▶ _LISTED ENTRIES_

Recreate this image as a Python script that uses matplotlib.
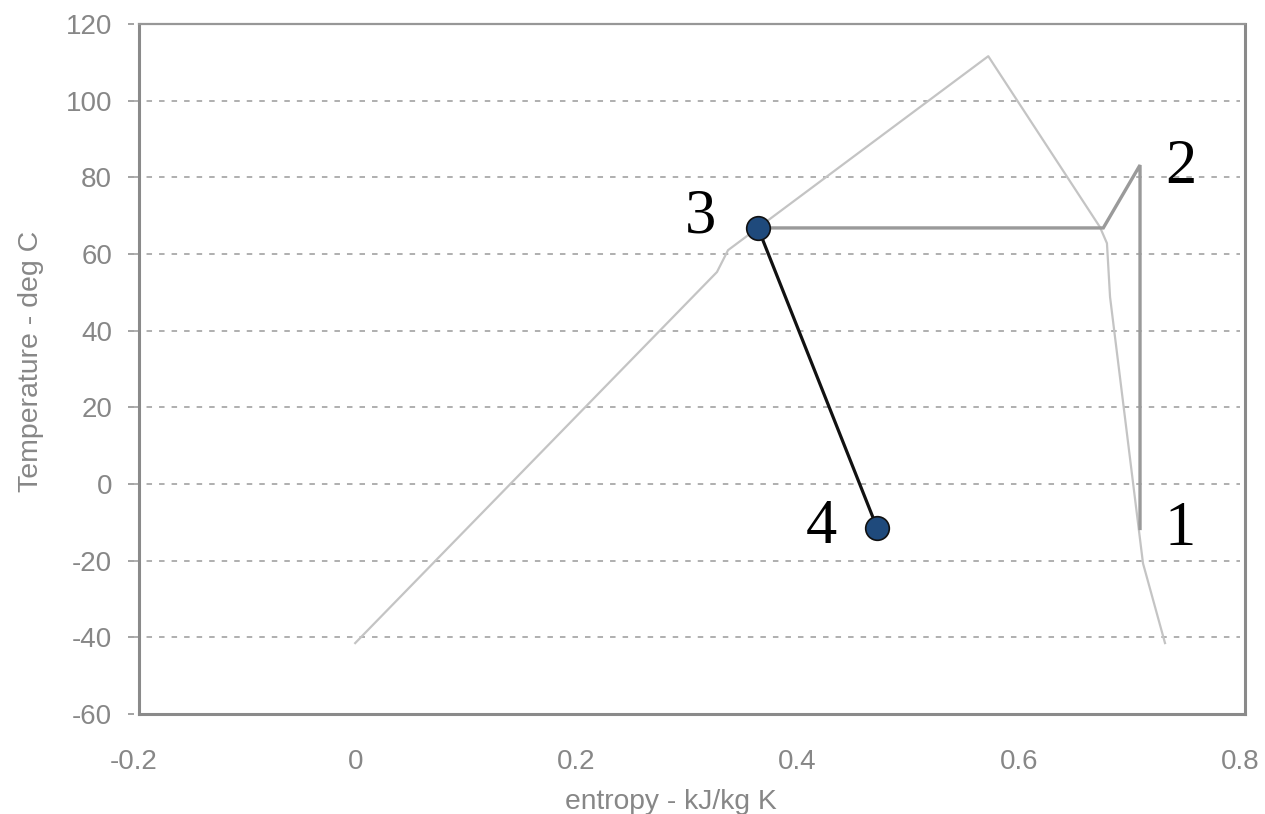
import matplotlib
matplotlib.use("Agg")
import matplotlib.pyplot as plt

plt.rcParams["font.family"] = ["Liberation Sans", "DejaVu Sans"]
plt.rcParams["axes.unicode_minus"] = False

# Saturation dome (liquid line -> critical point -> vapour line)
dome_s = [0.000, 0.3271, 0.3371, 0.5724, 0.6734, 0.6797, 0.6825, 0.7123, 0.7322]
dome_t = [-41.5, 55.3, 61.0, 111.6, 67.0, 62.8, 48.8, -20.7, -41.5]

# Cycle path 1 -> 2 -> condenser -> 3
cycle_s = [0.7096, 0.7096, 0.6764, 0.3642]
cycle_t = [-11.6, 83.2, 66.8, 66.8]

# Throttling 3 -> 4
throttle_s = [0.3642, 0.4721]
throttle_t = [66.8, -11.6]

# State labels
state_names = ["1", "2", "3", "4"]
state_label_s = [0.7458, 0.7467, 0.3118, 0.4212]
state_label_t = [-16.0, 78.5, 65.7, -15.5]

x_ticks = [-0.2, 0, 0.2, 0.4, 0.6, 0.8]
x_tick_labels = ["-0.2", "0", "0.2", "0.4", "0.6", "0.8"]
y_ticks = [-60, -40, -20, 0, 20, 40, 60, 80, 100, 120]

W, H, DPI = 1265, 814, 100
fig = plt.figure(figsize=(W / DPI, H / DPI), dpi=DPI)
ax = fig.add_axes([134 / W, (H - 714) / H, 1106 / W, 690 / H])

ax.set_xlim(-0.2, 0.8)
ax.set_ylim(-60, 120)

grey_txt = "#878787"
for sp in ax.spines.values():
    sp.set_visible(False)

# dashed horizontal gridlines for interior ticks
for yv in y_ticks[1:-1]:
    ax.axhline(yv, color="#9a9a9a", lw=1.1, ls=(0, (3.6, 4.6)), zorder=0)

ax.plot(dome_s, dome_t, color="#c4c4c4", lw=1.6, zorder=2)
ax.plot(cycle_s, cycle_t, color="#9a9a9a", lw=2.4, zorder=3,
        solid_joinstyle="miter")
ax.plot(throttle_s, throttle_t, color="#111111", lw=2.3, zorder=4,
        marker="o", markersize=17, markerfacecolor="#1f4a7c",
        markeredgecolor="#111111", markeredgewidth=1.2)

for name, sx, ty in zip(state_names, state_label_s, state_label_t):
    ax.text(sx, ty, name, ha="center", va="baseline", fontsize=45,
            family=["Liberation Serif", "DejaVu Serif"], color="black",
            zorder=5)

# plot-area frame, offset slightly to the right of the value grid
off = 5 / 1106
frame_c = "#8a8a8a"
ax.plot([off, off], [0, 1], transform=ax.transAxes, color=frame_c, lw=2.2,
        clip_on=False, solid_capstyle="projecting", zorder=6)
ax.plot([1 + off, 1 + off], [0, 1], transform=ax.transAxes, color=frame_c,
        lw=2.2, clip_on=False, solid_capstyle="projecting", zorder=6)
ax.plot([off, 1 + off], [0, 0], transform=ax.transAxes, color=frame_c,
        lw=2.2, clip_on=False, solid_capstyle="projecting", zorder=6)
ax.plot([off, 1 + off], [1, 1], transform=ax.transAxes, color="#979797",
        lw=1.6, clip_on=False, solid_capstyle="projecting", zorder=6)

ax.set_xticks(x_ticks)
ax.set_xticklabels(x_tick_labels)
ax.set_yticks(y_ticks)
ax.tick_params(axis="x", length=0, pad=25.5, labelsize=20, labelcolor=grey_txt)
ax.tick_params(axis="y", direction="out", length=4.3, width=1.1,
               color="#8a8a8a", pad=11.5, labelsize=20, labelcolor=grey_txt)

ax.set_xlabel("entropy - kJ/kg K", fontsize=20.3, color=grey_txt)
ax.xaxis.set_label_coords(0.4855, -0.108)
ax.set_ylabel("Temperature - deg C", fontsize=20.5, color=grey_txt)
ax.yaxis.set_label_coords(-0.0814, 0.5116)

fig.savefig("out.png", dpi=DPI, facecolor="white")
==
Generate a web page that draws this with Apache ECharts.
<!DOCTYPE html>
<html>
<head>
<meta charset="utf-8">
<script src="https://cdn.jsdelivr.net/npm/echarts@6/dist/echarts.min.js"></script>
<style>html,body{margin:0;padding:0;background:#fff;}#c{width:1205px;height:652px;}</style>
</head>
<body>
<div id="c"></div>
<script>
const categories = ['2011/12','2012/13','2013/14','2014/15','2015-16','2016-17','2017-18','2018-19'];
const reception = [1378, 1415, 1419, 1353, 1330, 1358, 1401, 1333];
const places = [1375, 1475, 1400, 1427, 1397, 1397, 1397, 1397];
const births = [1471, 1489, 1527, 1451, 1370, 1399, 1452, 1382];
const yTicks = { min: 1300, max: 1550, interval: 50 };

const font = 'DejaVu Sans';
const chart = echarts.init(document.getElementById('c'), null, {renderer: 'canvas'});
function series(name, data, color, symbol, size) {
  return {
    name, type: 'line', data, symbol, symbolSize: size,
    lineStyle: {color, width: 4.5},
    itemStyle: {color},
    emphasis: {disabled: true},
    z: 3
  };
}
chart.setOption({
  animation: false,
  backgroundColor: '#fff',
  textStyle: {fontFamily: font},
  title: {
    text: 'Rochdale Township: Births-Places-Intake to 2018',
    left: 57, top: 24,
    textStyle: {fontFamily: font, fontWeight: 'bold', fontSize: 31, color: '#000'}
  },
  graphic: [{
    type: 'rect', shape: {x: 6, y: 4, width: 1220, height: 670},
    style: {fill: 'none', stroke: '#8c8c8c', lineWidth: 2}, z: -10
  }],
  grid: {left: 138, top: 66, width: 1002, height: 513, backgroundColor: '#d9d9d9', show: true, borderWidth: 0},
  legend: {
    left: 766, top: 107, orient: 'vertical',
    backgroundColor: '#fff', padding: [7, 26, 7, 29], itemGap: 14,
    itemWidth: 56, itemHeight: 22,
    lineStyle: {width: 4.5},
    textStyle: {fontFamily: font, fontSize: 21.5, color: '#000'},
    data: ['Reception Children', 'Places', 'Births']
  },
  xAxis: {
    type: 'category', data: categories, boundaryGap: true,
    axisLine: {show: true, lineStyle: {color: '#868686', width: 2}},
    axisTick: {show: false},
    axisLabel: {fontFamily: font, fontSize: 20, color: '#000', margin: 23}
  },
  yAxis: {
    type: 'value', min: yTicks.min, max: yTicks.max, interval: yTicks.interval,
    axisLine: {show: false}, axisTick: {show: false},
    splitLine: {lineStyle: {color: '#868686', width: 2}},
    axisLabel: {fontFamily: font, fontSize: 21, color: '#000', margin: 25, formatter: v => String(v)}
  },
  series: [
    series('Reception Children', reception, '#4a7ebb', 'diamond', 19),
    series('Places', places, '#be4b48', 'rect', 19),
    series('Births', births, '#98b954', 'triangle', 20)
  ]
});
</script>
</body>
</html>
==
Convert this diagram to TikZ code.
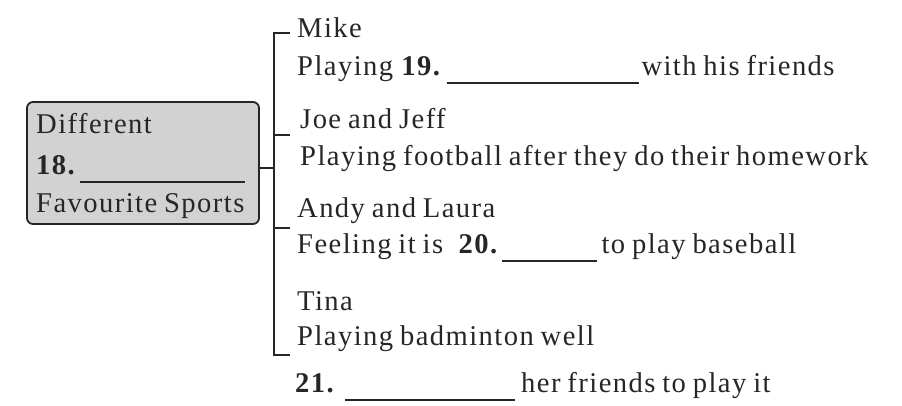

▶ _SHORT TASK_
Search the entries for the string "this" and collect each line that has it.

▶ _EXERCISE OUTPUT_
Recreate this image as a Python script that uses matplotlib.
Generate a web page that draws this with Apache ECharts.
Convert this diagram to TikZ code.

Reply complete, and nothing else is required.